Pakistan’s Opening, China’s Advantage

Pakistan’s role in securing the ceasefire has elevated its standing at a moment when middle powers are competing to show they can deliver diplomatic results in a fractured region. For Prime Minister Shehbaz Sharif’s government, the talks represent an opportunity to convert emergency mediation into a more durable role as an intermediary between antagonists that have little direct trust.

Islamabad’s leverage stems partly from geography and partly from necessity. A wider war next door would carry obvious risks for Pakistan’s economy, domestic stability and border security. The government had strong incentives to stop the fighting, but its success also reflects a broader vacuum: traditional Western-led diplomacy has struggled to contain regional crises, leaving space for other actors.
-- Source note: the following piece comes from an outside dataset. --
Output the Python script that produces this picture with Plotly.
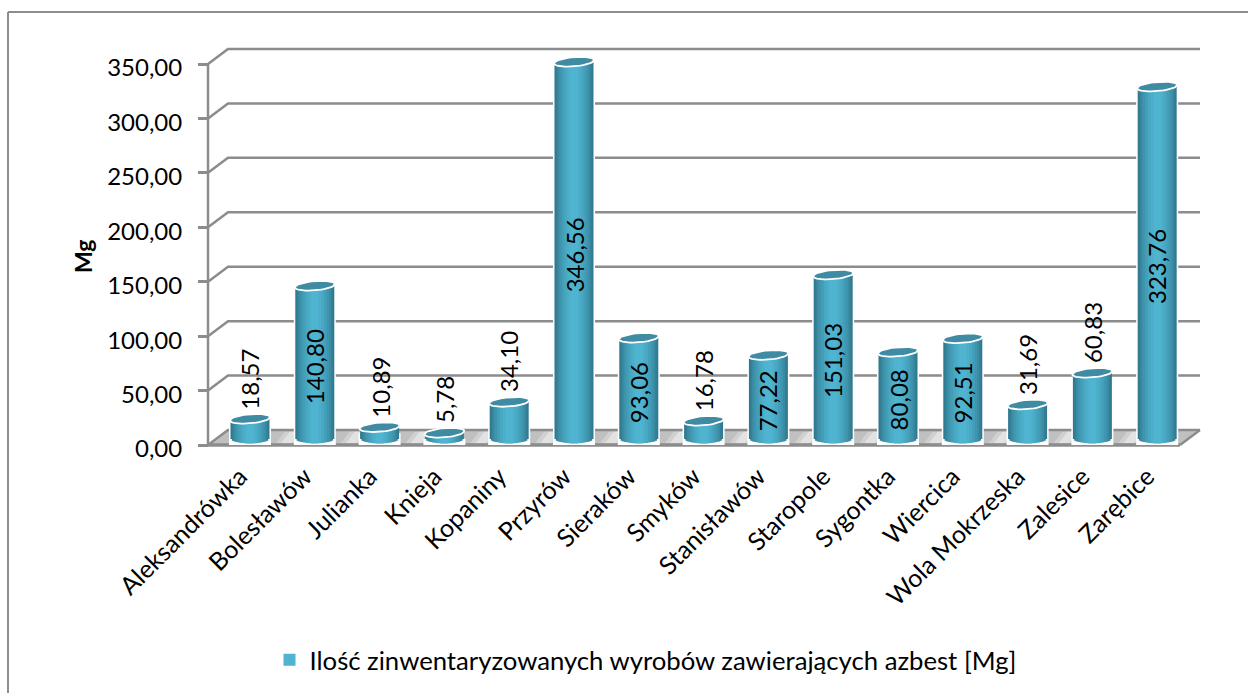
import math
import plotly.graph_objects as go

categories = ["Aleksandrówka", "Bolesławów", "Julianka", "Knieja", "Kopaniny", "Przyrów", "Sieraków", "Smyków",
              "Stanisławów", "Staropole", "Sygontka", "Wiercica", "Wola Mokrzeska", "Zalesice", "Zarębice"]
values = [18.57, 140.80, 10.89, 5.78, 34.10, 346.56, 93.06, 16.78, 77.22, 151.03, 80.08, 92.51, 31.69, 60.83, 323.76]
y_ticks = [0, 50, 100, 150, 200, 250, 300, 350]
series_name = "Ilość zinwentaryzowanych wyrobów zawierających azbest [Mg]"
axis_title = "Mg"

W, H = 1248, 693
L, R, T, B = 208, 1180, 64, 445      # front face of the 3D box, in pixels
PX_X = (R - L) / 15
PX_Y = (B - T) / 350
X0, X1 = -0.648, 14.352              # front face in data units
DX = 20 / PX_X
DY = 15 / PX_Y
BASE = 6 / PX_Y
A = 19.5 / PX_X
BY = 4.6 / PX_Y
SHEAR = 1.6 / PX_Y
GRID = "#8c8c8c"
FONT = "Lato"
FS_NUM = 24
FS_TXT = 25

# plotted region is larger than the front face so the 3D walls are not clipped
DOM_L, DOM_R, DOM_T, DOM_B = 190, 1206, 40, 452
XR = [X0 - (L - DOM_L) / PX_X, X1 + (DOM_R - R) / PX_X]
YR = [-(DOM_B - B) / PX_Y, (B - DOM_T) / PX_Y]

n = len(categories)
xs = list(range(n))

fig = go.Figure()

# floor
fig.add_trace(go.Scatter(x=[X0, X0 + DX, X1 + DX, X1, X0], y=[0, DY, DY, 0, 0], mode="lines", fill="toself",
                         fillcolor="#c0c0c0", line=dict(color="#c0c0c0", width=0), showlegend=False,
                         hoverinfo="skip", zorder=0))
# light streaks on floor
for half, col in ((0.16, "#d0d0d0"), (0.08, "#e2e2e2")):
    sx, sy = [], []
    for i in range(n - 1):
        c = i + 0.56
        sx += [c - half, c + 0.14 - half, c + 0.14 + half, c + half, None]
        sy += [1.5, DY * 0.9, DY * 0.9, 1.5, None]
    fig.add_trace(go.Scatter(x=sx, y=sy, mode="lines", fill="toself", fillcolor=col,
                             line=dict(width=0, color=col), showlegend=False, hoverinfo="skip", zorder=0))
# walls: gridlines, with the left side-wall segments
gx, gy = [], []
for v in y_ticks:
    gx += [X0, X0 + DX, X1 + DX, None]
    gy += [v, v + DY, v + DY, None]
# floor right side, value axis line
gx += [X1, X1 + DX, None, X0, X0, None]
gy += [0, DY, None, 0, y_ticks[-1], None]
fig.add_trace(go.Scatter(x=gx, y=gy, mode="lines", line=dict(color=GRID, width=2.5), showlegend=False,
                         hoverinfo="skip", zorder=0))
fig.add_trace(go.Scatter(x=[X0, X1], y=[0, 0], mode="lines", line=dict(color=GRID, width=3.5), showlegend=False,
                         hoverinfo="skip", zorder=0))

# white halo of the cylinders
fig.add_trace(go.Bar(x=xs, y=values, base=[BASE - BY - 1.5 / PX_Y] * n, width=(2 * 19.5 + 3) / PX_X,
                     marker=dict(color="white", line=dict(width=0)), showlegend=False, hoverinfo="skip", zorder=1))

# cylinder shading: nested bars
stops = [(1.00, "#2f7a90"), (0.93, "#347f96"), (0.85, "#3a8aa2"), (0.75, "#3f95ae"), (0.62, "#439fb9"),
         (0.48, "#48a8c2"), (0.34, "#4caec9"), (0.20, "#4fb4cf")]
for u, col in stops:
    drop = BY * math.sqrt(max(0, 1 - u * u))
    last = u == stops[-1][0]
    fig.add_trace(go.Bar(x=xs, y=values, base=[BASE - drop] * n, width=2 * A * u,
                         marker=dict(color=col, line=dict(width=0)), name=series_name,
                         showlegend=last, hoverinfo="skip", zorder=1))

# top ellipses
ex, ey = [], []
for i, v in zip(xs, values):
    for k in range(41):
        t = 2 * math.pi * k / 40
        cu, su = math.cos(t), math.sin(t)
        ex.append(i + A * 1.03 * cu)
        ey.append(v + BASE + BY * su + SHEAR * cu)
    ex.append(None)
    ey.append(None)
fig.add_trace(go.Scatter(x=ex, y=ey, mode="lines", fill="toself", fillcolor="#3f8ba3",
                         line=dict(color="white", width=1.8), showlegend=False, hoverinfo="skip", zorder=2))

# value labels
annos = []
for i, v in zip(xs, values):
    txt = f"{v:.2f}".replace(".", ",")
    if v < 65:
        annos.append(dict(x=i, y=v + BASE + BY, yanchor="bottom", yshift=3, text=txt))
    else:
        annos.append(dict(x=i, y=BASE + v / 2, yanchor="middle", yshift=-4, text=txt))
for a in annos:
    a.update(xref="x", yref="y", xanchor="center", textangle=-90, showarrow=False,
             font=dict(family=FONT, size=FS_NUM, color="black"))
annos.append(dict(xref="paper", yref="paper", x=83 / W, y=1 - 256 / H, text="<b>" + axis_title + "</b>",
                  textangle=-90, showarrow=False, xanchor="center", yanchor="middle",
                  font=dict(family=FONT, size=23, color="black")))

px = lambda p: p / W
py = lambda p: 1 - p / H
fig.update_layout(
    width=W, height=H, autosize=False,
    margin=dict(l=0, r=0, t=0, b=0, pad=0, autoexpand=False),
    paper_bgcolor="white", plot_bgcolor="rgba(0,0,0,0)",
    barmode="overlay", separators=", ",
    font=dict(family=FONT, size=FS_NUM, color="black"),
    xaxis=dict(domain=[px(DOM_L), px(DOM_R)], range=XR, anchor="free", position=py(B),
               tickmode="array", tickvals=xs, ticktext=categories, tickangle=-45,
               showgrid=False, zeroline=False, showline=False, ticks="",
               ticklabelstandoff=11, ticklabelshift=-10, tickfont=dict(family=FONT, size=FS_TXT)),
    yaxis=dict(domain=[py(DOM_B), py(DOM_T)], range=YR, anchor="free", position=px(L),
               tickmode="array", tickvals=y_ticks, tickformat=".2f", showgrid=False,
               zeroline=False, showline=False, ticks="outside", ticklen=10,
               tickwidth=2.5, tickcolor=GRID, ticklabelstandoff=11, ticklabelshift=4,
               tickfont=dict(family=FONT, size=FS_NUM)),
    legend=dict(orientation="h", x=px(645.5), y=py(660), xanchor="center", yanchor="middle",
                font=dict(family=FONT, size=25.7), bgcolor="rgba(0,0,0,0)"),
    annotations=annos,
    shapes=[dict(type="line", xref="paper", yref="paper", x0=px(8), x1=px(8), y0=py(12), y1=0,
                 line=dict(color="#8e8e8e", width=2)),
            dict(type="line", xref="paper", yref="paper", x0=px(8), x1=1, y0=py(12), y1=py(12),
                 line=dict(color="#8e8e8e", width=2))],
)

fig.write_html("out.html", config=dict(displayModeBar=False),
               post_script="document.body.style.margin='0';document.body.style.overflow='hidden';")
Among them, China may be the biggest strategic beneficiary. Beijing has been widely credited with nudging Tehran toward accepting the ceasefire, reinforcing a pattern in which China has sought to present itself as a pragmatic broker in the Middle East. For Beijing, even limited success carries outsized geopolitical value. It allows Chinese officials to argue that they can stabilize crises while Washington remains tied to military coercion and alliance politics.
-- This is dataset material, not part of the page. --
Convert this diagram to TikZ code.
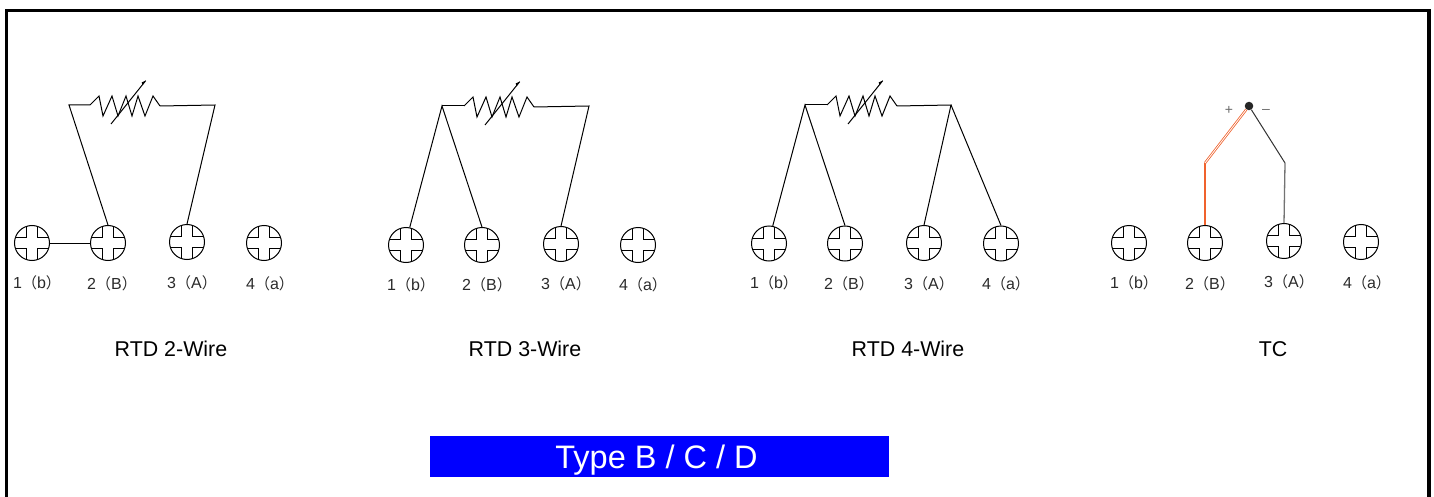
\documentclass[tikz,border=0pt]{standalone}
\usepackage{fontspec}
\setmainfont{Liberation Sans}
\newfontfamily\cjk{Noto Sans CJK SC}
\definecolor{wireorange}{HTML}{F0622D}
\definecolor{labelgray}{HTML}{2A2A2A}
\newcommand{\lbl}[2]{#1{\cjk\fontsize{15}{18}\selectfont（}#2{\cjk\fontsize{15}{18}\selectfont）}}
\tikzset{
  wire/.style={draw=black,line width=1pt},
  screw/.style={circle,draw=black,line width=1pt,minimum size=35pt,inner sep=0pt,
    path picture={
      \draw[line width=1pt] (path picture bounding box.center) ++(-5.5pt,-18pt) -- ++(0,12.5pt) -- ++(-12.5pt,0);
      \draw[line width=1pt] (path picture bounding box.center) ++(5.5pt,-18pt) -- ++(0,12.5pt) -- ++(12.5pt,0);
      \draw[line width=1pt] (path picture bounding box.center) ++(-5.5pt,18pt) -- ++(0,-12.5pt) -- ++(-12.5pt,0);
      \draw[line width=1pt] (path picture bounding box.center) ++(5.5pt,18pt) -- ++(0,-12.5pt) -- ++(12.5pt,0);
    }},
  pin/.style={text=labelgray,font=\fontsize{16}{18}\selectfont,inner sep=0pt,xshift=5pt},
  title/.style={text=black,font=\fontsize{21.4}{25}\selectfont,inner sep=0pt},
  sign/.style={text=labelgray!70,font=\fontsize{14}{16}\selectfont,inner sep=0pt},
  banner/.style={fill=blue,text=white,minimum width=459pt,minimum height=41pt,inner sep=0pt,
    text height=23pt,text depth=0pt,font=\fontsize{32.5}{36}\selectfont},
  rtd/.pic={
    \coordinate (-in) at (0,0);
    \coordinate (-out) at (70,1);
    \draw[line width=1pt] (0,0) -- (9,-9) -- (13,11) -- (22,-9) -- (28,11) -- (36,-9) -- (42,11) -- (48,-9) -- (55,11) -- (63,-9) -- (70,1);
    \draw[line width=1pt] (21,19) -- (55.7,-24.3);
    \fill (55.7,-24.3) -- (52.6,-19.8) -- (51.7,-22.6) -- cycle;
  }
}
\begin{document}
\begin{tikzpicture}[x=1pt,y=-1pt]
    \useasboundingbox (0,0) rectangle (1434,497);

    % Frame
    \draw[line width=3.2pt] (6.5,497) -- (6.5,10.5) -- (1429,10.5) -- (1429,497);

    % RTD 2-Wire
    \node[screw] (a1) at (32,243) {};
    \node[screw] (a2) at (108,243) {};
    \node[screw] (a3) at (187,242) {};
    \node[screw] (a4) at (264,243) {};
    \pic (ra) at (90,105) {rtd};
    \coordinate (atl) at (69,105);
    \coordinate (atr) at (215,105);
    \draw[wire] (a1) -- (a2);
    \draw[wire] (a2.north) -- (atl) -- (ra-in);
    \draw[wire] (ra-out) -- (atr) -- (a3.north);
    \node[pin] (la1) at (32,283) {\lbl{1}{b}};
    \node[pin] (la2) at (107,284) {\lbl{2}{B}};
    \node[pin] (la3) at (187,283) {\lbl{3}{A}};
    \node[pin] (la4) at (265,284) {\lbl{4}{a}};
    \node[title] (ta) at (171,349) {RTD 2-Wire};

    % RTD 3-Wire
    \node[screw] (b1) at (406,245) {};
    \node[screw] (b2) at (482,245) {};
    \node[screw] (b3) at (561,244) {};
    \node[screw] (b4) at (638,245) {};
    \pic (rb) at (464,106) {rtd};
    \coordinate (btl) at (442,106);
    \coordinate (btr) at (589,106);
    \draw[wire] (b1.78) -- (btl) -- (b2.north);
    \draw[wire] (btl) -- (rb-in);
    \draw[wire] (rb-out) -- (btr) -- (b3.north);
    \node[pin] (lb1) at (406,285) {\lbl{1}{b}};
    \node[pin] (lb2) at (482,285) {\lbl{2}{B}};
    \node[pin] (lb3) at (561,284) {\lbl{3}{A}};
    \node[pin] (lb4) at (638,285) {\lbl{4}{a}};
    \node[title] (tb) at (525,349) {RTD 3-Wire};

    % RTD 4-Wire
    \node[screw] (c1) at (769,243.5) {};
    \node[screw] (c2) at (845,243.5) {};
    \node[screw] (c3) at (924,243) {};
    \node[screw] (c4) at (1001,243.5) {};
    \pic (rc) at (827,105) {rtd};
    \coordinate (ctl) at (805,105);
    \coordinate (ctr) at (951,105);
    \draw[wire] (c1.78) -- (ctl) -- (c2.north);
    \draw[wire] (ctl) -- (rc-in);
    \draw[wire] (rc-out) -- (ctr) -- (c3.north);
    \draw[wire] (ctr) -- (c4.north);
    \node[pin] (lc1) at (769,283) {\lbl{1}{b}};
    \node[pin] (lc2) at (844,284) {\lbl{2}{B}};
    \node[pin] (lc3) at (924,284) {\lbl{3}{A}};
    \node[pin] (lc4) at (1001,284) {\lbl{4}{a}};
    \node[title] (tc) at (908,349) {RTD 4-Wire};

    % TC
    \node[screw] (d1) at (1129,243) {};
    \node[screw] (d2) at (1205,243) {};
    \node[screw] (d3) at (1284,241) {};
    \node[screw] (d4) at (1361,242) {};
    \node[circle,fill=black!85,inner sep=0pt,minimum size=8.5pt] (jn) at (1249,106) {};
    \coordinate (dp) at (1205,163);
    \coordinate (dm) at (1285,163);
    \draw[wireorange,line width=1.3pt] (d2.north) -- (dp);
    \draw[wireorange,double=white,line width=0.8pt,double distance=0.8pt] (dp) -- (jn);
    \draw[black!80,line width=1pt] (jn) -- (dm);
    \draw[black!55,line width=1.3pt] (dm) -- (d3.north);
    \node[sign] (sp) at (1229,110) {+};
    \node[sign] (sm) at (1266,111) {–};
    \node[pin] (ld1) at (1129,283) {\lbl{1}{b}};
    \node[pin] (ld2) at (1205,284) {\lbl{2}{B}};
    \node[pin] (ld3) at (1284,282) {\lbl{3}{A}};
    \node[pin] (ld4) at (1362,283) {\lbl{4}{a}};
    \node[title] (td) at (1273,349) {TC};

    % Type
    \node[banner] (type) at (659.5,456.5) {\hspace*{-6pt}Type B / C / D};

\end{tikzpicture}
\end{document}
That message resonates in Gulf capitals, where governments are increasingly trying to diversify their partnerships rather than rely exclusively on the United States.

Gulf States Reassess the Old Security Model

The war has also exposed the vulnerability of Gulf Arab states, many of which found themselves endangered by a conflict they did not control. American bases on their territory made them potential targets as Iran retaliated against U.S. and Israeli attacks, reviving an old regional dilemma: the very security arrangements meant to protect Gulf monarchies can also draw them into confrontation.

As a result, Gulf governments are reassessing their posture. Even if the ceasefire holds, officials across the region are likely to seek a broader mix of security partners while trying to protect economic modernization plans from future shocks. The calculation is increasingly less about choosing between Washington and its rivals than about insulating themselves from the consequences of great-power and regional conflict.

That shift helps explain why the Islamabad talks matter beyond the immediate bargaining between the United States and Iran. The negotiations are becoming a measure of whether the region can build a more stable framework — one that addresses not only nuclear and military questions, but also maritime security, proxy conflict and the limits of deterrence.

The First Test Comes Now

For now, the talks in Islamabad are best understood not as a breakthrough, but as a narrow opening surrounded by unresolved disputes. The ceasefire has stopped, at least temporarily, the direct U.S.-Iran fighting that threatened to spiral into a wider war. But it has not settled the terms of peace, clarified the relationship between the various fronts of the conflict, or answered who can enforce any agreement that emerges.

The immediate question is whether Pakistan can preserve enough momentum to keep Washington and Tehran engaged while violence in Lebanon continues and pressure mounts from regional actors with different priorities. The broader one is whether this pause can become the start of a political settlement, rather than a brief interval before a more dangerous confrontation.

In Islamabad, diplomacy is getting its chance. It is doing so, however, under the shadow of a war that has not fully stopped.